__Work to do__
Can you find the lines of the listing that include "this" and copy every one?

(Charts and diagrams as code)
____________

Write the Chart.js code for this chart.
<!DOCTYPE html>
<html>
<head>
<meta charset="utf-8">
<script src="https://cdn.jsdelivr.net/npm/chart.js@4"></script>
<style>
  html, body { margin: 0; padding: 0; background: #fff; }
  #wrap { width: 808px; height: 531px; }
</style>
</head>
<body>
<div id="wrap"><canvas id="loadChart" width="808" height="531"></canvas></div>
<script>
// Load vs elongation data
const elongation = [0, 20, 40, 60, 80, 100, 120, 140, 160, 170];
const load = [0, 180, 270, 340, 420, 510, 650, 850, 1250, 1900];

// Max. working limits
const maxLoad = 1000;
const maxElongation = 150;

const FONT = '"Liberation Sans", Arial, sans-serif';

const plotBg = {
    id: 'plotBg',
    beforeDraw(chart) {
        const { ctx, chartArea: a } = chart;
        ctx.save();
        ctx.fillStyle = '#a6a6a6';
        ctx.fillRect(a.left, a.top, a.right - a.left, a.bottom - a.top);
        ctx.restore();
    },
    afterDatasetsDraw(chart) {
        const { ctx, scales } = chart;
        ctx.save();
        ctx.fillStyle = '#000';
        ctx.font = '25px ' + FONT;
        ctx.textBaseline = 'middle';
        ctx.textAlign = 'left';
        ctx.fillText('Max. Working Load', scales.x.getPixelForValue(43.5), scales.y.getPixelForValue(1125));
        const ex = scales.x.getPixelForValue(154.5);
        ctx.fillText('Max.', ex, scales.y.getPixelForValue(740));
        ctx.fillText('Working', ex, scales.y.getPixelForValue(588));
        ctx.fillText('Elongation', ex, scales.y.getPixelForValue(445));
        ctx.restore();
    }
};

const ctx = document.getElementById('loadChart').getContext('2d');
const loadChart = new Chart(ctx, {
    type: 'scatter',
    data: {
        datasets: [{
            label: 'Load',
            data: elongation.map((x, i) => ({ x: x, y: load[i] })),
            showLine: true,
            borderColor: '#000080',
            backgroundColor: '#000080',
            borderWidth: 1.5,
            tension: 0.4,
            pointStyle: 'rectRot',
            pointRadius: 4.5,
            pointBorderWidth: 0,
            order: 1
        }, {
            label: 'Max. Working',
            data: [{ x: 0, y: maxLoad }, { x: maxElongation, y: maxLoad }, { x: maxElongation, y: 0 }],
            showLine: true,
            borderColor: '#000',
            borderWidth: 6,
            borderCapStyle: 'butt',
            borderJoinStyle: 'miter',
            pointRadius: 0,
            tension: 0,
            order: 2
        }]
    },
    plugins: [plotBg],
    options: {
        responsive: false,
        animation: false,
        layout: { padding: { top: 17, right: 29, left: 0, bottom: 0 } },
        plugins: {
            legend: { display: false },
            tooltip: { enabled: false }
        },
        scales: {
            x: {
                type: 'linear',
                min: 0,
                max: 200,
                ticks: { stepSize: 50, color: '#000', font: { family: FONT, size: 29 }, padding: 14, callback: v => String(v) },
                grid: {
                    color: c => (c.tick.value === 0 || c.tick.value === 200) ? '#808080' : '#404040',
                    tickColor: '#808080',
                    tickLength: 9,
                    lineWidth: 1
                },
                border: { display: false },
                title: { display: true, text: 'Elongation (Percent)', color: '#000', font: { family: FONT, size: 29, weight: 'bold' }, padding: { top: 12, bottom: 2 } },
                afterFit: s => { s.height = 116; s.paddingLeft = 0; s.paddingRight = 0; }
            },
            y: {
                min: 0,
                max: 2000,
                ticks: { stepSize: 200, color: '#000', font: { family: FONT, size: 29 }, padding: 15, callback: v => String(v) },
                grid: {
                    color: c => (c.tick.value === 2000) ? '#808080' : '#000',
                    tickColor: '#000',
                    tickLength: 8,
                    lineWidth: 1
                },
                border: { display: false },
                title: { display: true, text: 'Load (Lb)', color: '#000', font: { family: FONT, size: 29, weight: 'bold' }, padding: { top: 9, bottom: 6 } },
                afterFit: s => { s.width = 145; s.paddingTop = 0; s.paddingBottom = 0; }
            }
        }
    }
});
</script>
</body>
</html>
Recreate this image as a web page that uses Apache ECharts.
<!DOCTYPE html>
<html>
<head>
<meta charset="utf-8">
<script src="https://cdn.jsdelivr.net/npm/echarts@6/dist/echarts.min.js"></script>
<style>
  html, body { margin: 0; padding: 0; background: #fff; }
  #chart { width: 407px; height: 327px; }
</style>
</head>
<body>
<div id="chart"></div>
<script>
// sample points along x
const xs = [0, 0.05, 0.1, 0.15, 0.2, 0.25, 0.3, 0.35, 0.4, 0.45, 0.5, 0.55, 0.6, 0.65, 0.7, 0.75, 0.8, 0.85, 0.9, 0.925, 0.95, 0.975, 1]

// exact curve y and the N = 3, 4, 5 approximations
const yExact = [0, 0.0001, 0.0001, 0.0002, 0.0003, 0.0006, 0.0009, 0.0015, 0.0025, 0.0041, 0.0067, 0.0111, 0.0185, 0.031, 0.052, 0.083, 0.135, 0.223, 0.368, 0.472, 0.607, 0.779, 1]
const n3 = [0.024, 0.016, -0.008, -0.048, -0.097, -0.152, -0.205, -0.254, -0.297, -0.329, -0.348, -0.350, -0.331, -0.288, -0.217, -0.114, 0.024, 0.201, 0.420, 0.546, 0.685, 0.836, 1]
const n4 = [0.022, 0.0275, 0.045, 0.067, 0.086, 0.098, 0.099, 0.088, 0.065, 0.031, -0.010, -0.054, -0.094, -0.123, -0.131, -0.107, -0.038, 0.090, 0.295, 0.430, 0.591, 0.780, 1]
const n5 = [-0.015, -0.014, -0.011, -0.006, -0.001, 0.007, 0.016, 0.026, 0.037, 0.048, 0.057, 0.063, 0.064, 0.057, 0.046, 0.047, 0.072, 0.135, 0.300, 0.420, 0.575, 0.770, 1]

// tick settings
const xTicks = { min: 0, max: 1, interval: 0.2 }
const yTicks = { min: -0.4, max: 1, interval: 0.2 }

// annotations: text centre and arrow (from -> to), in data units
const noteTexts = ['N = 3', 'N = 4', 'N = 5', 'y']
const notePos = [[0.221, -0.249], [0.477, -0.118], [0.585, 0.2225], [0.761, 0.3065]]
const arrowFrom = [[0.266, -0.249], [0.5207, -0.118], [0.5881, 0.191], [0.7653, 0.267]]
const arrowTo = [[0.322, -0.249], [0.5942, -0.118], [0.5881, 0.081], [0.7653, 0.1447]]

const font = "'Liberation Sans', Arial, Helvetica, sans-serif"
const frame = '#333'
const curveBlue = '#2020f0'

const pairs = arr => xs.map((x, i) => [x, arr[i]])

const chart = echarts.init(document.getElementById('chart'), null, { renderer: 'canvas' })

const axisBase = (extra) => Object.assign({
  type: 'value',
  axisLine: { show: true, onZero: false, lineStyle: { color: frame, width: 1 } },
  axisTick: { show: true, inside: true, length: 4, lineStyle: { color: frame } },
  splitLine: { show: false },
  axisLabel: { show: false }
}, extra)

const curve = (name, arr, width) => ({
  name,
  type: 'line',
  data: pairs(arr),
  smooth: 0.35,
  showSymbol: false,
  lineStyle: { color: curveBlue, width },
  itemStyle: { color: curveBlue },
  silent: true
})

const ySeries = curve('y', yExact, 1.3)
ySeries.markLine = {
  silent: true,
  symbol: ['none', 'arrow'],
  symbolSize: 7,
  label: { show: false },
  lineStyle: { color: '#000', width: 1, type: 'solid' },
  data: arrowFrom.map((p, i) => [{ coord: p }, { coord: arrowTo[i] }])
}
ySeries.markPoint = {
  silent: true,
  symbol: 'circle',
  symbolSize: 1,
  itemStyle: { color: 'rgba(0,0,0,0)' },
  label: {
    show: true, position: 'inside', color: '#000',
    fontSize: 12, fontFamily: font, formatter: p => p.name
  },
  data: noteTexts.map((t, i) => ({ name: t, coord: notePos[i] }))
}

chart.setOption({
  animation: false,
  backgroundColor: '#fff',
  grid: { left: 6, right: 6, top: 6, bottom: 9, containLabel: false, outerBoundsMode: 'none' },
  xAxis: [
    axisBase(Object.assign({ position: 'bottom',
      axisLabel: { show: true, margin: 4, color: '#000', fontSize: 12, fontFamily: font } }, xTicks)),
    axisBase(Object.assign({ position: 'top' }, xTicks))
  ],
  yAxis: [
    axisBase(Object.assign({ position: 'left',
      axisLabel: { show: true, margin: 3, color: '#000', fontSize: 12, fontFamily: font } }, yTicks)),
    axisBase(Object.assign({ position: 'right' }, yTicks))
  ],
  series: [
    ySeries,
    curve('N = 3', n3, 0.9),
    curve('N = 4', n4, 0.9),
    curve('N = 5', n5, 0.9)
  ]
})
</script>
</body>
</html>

____________

__Answer for the task__
Write the Chart.js code for this chart.
Recreate this image as a web page that uses Apache ECharts.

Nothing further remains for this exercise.